While Lecretia Seales' High Court case was going on, I didn't broach the subject with friends, didn't discuss it around the lunch table at work with colleagues. But it was on my mind a lot given last week's announcement of Lecretia's passing and of Justice David Collins' ruling that it was against the law for her to be allowed a doctor's help to die at a time of her choosing.
I've wrestled with the decision to publish this piece as I am very mindful of not evoking sad memories for people who were close to my late husband Clinton. However, ultimately I think this is something immensely important and it needs to be thoroughly and robustly debated so here is my take on the right-to-die debate.
Just over three years ago, on May 7, 2012, my husband, like Lecretia Seales, died of a brain tumour. Lecretia died aged 42. Clinton was 34.
He left behind me and his daughter.
He left behind parents, a grandmother, aunts, uncles, cousins and second cousins, in-laws and a multitude of friends and colleagues.
He left with us memories of his cheeky mannerisms, his willingness to always lend a hand to anyone who needed it, of his love of beer and bourbon, fishing, golf and cricket. He was a doting father who helped Emma catch her first fish off the Whitianga wharf in the February before he died. He helped her to ride her first bike which she got for her third birthday - just two weeks before he died.
What will always bother me - aside from the fact that he was too young to leave - is that Clinton didn't get to die how he wanted to die.
He wanted to be at home, where he was comfortable in his own surroundings. Instead he was in a tired, bland and haunting hospital room in a wing of Waikato Hospital that has since been demolished.
He had seen enough of the decline of his comrades at the brain tumour support group that we attended together to know that he didn't want to have to travel the path some of them did. And while assisted dying was never an option for Clinton, we had conversations about how he'd like the end to be. He wanted to be at home.
But his last days came quickly. Far quicker and more sudden than any of us could have imagined. There was no time to prepare for his death. I thought his trip to ED would result in getting his morphine dose right before being discharged.

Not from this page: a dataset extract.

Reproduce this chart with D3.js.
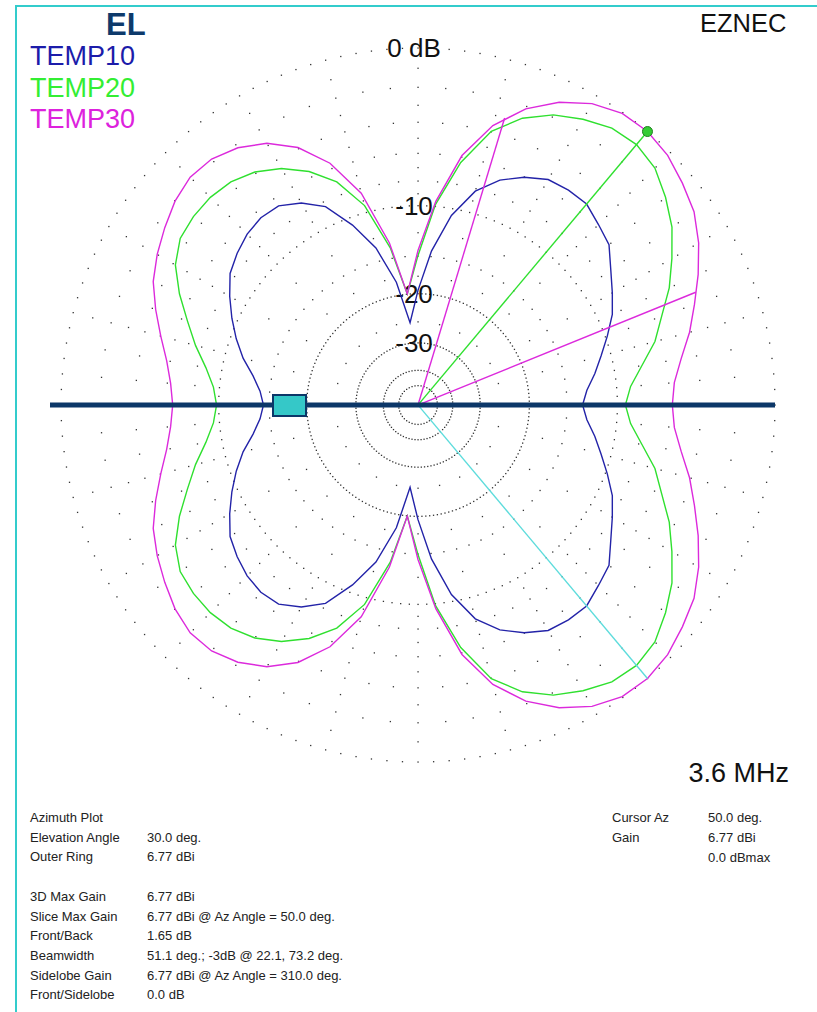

I never thought that trip to hospital would be where he would spend his final hours.
When I returned to the hospital just after midnight on the day he would die, having gone home to shower, eat dinner and have a short nap, I had a conversation with Clinton. It would be his last lucid one. He said to me: "I know what's happening now. I know I'm dying. But I don't want to be here. I want to go home".
I pleaded with hospital staff to investigate whether Clinton could be transported home or taken to hospice, to more homely surroundings. Their advice: to do so would be too much for him. And so, just hours later, Clinton took his last breath in a brown and cream hospital room. He left us at 9.36pm.
But right around the time that Clinton was departing this plane, a nurse bowled into his room. To this day I don't really know why. Maybe she wanted to say she'd taken over the shift or to ask if we needed anything. Regardless, Clinton's last breaths and the peace that should have prevailed in that time when it felt to me, and no doubt the other family members in the room, like the world had ground to a halt, were so rudely interrupted.
How much more peaceful it might have been for all - both Clinton and those who sat with him in his final hours - had he had the chance to die in his time, at his own choosing, in an environment in which he was comfortable and at peace. Perhaps he might not have needed all those doses of midazolam to calm his anxious stirrings.
I know by speaking out I risk being criticised by many. But I am prepared to deal with that because ultimately I knew what Clinton wanted, how he wanted to pass over, and it saddens my heart to this day that he left this Earth the way he did.
There are people whose argument against voluntary euthanasia is that life is precious and sacred. I absolutely agree. I've seen first hand how precious it is. I'm grateful every day that I wake up on this Earth with my beautiful family and friends.
But I will never apologise for wholeheartedly supporting Lecretia's family's passionate request to Parliament to seriously discuss and consider a law change around assisted dying.
As it was Clinton's choice to discontinue chemotherapy and opt for "quality over quantity", so too it should have been his choice to make if he had so desired to end his life as he had wished. He may not have chosen that path, but I know for a fact he would have considered it had it been an option. Having seen others decline, it was incredibly bothersome for him to think he may go the same way. It was a small mercy that his end journey was relatively short and that he didn't have to experience paralysis or a long-term vegetative state.
My hope is that one day soon New Zealand will allow death with dignity, that people like Lecretia and Clinton are empowered with the choice to die how they wish. Hopefully one day, that will be Lecretia's Law.
Danielle Nicholson is editor of the Hamilton News, a sister paper of the Bay of Plenty Times.